— begin —

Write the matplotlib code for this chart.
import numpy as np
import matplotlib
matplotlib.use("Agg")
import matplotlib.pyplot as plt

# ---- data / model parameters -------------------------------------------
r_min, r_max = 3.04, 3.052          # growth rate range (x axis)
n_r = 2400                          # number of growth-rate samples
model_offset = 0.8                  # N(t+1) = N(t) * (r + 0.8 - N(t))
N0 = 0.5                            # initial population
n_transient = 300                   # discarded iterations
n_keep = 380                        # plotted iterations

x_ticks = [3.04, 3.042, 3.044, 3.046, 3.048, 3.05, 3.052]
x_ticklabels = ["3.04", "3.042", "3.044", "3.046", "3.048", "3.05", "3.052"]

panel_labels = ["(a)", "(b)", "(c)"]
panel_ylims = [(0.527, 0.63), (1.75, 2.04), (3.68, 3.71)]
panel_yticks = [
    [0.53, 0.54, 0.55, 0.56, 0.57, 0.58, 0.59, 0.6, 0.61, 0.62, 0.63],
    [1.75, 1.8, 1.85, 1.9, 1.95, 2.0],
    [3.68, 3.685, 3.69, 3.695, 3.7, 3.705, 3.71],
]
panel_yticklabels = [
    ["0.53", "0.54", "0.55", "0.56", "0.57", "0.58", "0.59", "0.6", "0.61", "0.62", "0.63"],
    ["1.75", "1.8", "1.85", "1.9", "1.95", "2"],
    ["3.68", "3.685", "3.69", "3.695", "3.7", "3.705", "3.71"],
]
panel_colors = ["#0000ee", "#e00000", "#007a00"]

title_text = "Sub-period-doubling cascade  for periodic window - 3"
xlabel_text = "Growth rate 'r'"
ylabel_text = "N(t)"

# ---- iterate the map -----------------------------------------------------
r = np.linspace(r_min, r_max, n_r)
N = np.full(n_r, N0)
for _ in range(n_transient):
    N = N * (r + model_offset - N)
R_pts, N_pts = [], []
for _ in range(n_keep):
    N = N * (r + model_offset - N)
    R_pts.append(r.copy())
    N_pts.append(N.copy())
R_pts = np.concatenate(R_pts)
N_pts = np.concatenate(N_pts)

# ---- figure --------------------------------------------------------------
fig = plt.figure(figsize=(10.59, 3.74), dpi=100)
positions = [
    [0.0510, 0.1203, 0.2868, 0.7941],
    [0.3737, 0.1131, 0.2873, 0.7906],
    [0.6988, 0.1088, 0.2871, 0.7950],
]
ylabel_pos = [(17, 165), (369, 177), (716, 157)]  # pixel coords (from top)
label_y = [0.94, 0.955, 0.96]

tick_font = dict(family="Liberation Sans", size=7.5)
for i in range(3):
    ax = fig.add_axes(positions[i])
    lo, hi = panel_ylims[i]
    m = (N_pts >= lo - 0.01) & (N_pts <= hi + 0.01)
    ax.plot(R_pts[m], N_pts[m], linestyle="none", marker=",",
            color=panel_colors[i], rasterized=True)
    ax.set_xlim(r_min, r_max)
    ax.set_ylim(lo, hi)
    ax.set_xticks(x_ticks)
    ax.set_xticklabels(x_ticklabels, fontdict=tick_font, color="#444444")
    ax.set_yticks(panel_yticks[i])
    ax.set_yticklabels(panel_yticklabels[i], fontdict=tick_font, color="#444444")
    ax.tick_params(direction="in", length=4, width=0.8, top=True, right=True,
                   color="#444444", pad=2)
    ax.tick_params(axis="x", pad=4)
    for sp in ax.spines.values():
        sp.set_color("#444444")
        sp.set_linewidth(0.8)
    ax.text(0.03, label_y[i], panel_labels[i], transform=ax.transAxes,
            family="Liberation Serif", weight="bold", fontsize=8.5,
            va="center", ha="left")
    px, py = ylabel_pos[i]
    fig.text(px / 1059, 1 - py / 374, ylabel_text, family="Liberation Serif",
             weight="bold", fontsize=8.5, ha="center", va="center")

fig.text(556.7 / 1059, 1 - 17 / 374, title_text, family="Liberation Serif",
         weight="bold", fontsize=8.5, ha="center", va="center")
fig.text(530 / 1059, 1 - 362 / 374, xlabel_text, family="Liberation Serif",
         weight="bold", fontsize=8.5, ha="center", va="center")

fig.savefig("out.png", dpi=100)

— end —
— begin —

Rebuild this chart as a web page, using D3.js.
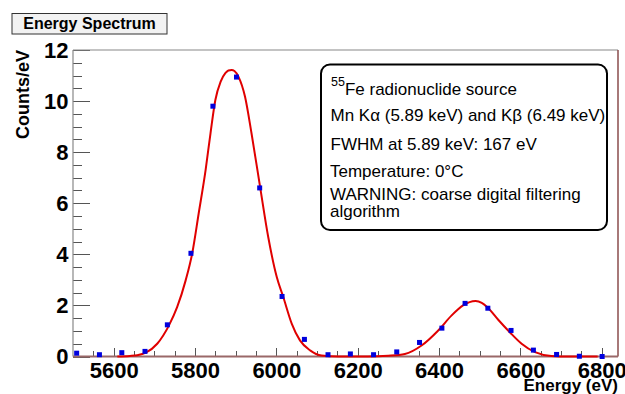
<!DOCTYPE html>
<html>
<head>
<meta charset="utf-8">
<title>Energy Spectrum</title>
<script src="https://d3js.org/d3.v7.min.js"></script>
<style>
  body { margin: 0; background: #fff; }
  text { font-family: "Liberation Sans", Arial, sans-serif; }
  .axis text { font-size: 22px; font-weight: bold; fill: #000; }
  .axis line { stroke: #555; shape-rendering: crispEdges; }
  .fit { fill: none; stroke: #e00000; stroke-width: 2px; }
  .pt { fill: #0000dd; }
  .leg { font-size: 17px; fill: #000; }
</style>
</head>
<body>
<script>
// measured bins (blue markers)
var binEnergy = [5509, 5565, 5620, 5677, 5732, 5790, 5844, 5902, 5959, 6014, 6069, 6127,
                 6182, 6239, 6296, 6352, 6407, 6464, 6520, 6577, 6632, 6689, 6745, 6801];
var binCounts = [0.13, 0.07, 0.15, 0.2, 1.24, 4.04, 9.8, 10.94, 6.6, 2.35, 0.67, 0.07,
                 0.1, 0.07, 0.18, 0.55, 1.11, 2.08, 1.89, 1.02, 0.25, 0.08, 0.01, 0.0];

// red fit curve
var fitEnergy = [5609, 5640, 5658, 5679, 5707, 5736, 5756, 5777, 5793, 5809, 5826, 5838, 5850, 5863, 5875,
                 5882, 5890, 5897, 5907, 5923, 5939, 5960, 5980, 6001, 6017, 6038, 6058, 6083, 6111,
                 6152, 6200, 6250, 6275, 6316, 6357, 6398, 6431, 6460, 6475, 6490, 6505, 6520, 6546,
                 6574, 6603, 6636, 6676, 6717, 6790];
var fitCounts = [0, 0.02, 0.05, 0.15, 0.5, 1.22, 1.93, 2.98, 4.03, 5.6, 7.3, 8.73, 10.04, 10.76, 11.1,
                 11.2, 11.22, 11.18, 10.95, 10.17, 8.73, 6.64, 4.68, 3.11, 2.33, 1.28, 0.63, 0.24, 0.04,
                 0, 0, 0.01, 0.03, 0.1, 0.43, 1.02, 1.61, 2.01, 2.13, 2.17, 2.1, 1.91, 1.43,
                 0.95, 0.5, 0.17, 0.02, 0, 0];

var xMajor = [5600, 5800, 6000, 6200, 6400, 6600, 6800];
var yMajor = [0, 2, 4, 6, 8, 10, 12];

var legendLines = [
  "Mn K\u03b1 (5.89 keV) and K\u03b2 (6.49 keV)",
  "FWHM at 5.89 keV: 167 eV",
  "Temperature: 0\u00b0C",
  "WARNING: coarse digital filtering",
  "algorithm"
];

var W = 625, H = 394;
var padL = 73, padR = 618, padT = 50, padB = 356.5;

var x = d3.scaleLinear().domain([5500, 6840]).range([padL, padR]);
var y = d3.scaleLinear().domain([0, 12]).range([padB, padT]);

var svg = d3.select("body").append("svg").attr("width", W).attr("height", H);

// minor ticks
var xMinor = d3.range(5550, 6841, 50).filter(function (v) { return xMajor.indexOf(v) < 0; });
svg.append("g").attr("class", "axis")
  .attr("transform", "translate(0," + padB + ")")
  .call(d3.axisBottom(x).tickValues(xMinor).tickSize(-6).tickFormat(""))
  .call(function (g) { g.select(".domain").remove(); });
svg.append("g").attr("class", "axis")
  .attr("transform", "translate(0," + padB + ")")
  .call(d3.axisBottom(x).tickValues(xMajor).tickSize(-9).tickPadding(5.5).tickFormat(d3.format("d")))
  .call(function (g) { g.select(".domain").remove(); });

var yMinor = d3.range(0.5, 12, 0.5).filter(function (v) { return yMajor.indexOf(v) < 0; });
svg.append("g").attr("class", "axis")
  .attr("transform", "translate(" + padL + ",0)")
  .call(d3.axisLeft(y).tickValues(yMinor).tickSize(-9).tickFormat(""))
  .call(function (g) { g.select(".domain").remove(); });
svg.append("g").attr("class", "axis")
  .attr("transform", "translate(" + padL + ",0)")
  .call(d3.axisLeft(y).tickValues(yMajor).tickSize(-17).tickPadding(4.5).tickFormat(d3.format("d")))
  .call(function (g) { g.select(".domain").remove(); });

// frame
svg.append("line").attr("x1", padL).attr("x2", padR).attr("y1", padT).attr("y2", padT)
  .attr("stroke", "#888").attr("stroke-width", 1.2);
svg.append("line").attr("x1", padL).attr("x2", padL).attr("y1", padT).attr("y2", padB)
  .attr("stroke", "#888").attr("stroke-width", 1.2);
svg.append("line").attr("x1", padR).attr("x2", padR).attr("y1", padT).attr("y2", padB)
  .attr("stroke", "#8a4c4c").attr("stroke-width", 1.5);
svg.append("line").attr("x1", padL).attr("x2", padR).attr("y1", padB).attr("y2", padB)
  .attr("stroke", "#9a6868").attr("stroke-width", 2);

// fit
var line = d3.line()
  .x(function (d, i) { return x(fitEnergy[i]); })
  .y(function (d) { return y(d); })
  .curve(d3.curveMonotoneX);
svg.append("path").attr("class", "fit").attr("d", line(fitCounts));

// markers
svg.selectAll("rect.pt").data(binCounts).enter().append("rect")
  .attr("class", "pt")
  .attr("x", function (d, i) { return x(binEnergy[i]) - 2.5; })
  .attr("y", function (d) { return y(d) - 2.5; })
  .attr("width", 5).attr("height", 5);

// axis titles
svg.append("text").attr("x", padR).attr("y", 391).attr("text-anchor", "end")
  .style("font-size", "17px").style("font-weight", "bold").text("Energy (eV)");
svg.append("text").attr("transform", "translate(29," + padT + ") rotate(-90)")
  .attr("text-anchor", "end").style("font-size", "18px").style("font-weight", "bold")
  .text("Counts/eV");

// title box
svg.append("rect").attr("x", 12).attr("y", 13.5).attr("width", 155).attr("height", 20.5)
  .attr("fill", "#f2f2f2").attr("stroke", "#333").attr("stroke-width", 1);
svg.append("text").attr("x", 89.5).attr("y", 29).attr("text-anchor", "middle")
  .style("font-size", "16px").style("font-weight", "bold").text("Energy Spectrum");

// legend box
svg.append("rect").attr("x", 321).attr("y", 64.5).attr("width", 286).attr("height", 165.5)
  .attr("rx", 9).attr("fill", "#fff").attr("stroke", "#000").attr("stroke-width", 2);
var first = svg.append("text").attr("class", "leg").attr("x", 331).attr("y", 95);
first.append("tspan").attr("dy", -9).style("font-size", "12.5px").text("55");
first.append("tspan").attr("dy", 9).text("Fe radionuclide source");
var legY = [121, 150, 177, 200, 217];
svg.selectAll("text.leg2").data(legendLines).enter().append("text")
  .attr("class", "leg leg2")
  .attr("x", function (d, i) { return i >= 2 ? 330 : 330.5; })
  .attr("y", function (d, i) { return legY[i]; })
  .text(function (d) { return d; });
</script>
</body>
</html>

— end —

§ EXERCISE AIM:
Which lines above run from the one containing "Write the matplotlib code for this chart." down to the one containing "import matplotlib.pyplot as plt"? Repeat exactly those, both ends included, and nothing else.

§ CORRECT RESPONSE:
Write the matplotlib code for this chart.
import numpy as np
import matplotlib
matplotlib.use("Agg")
import matplotlib.pyplot as plt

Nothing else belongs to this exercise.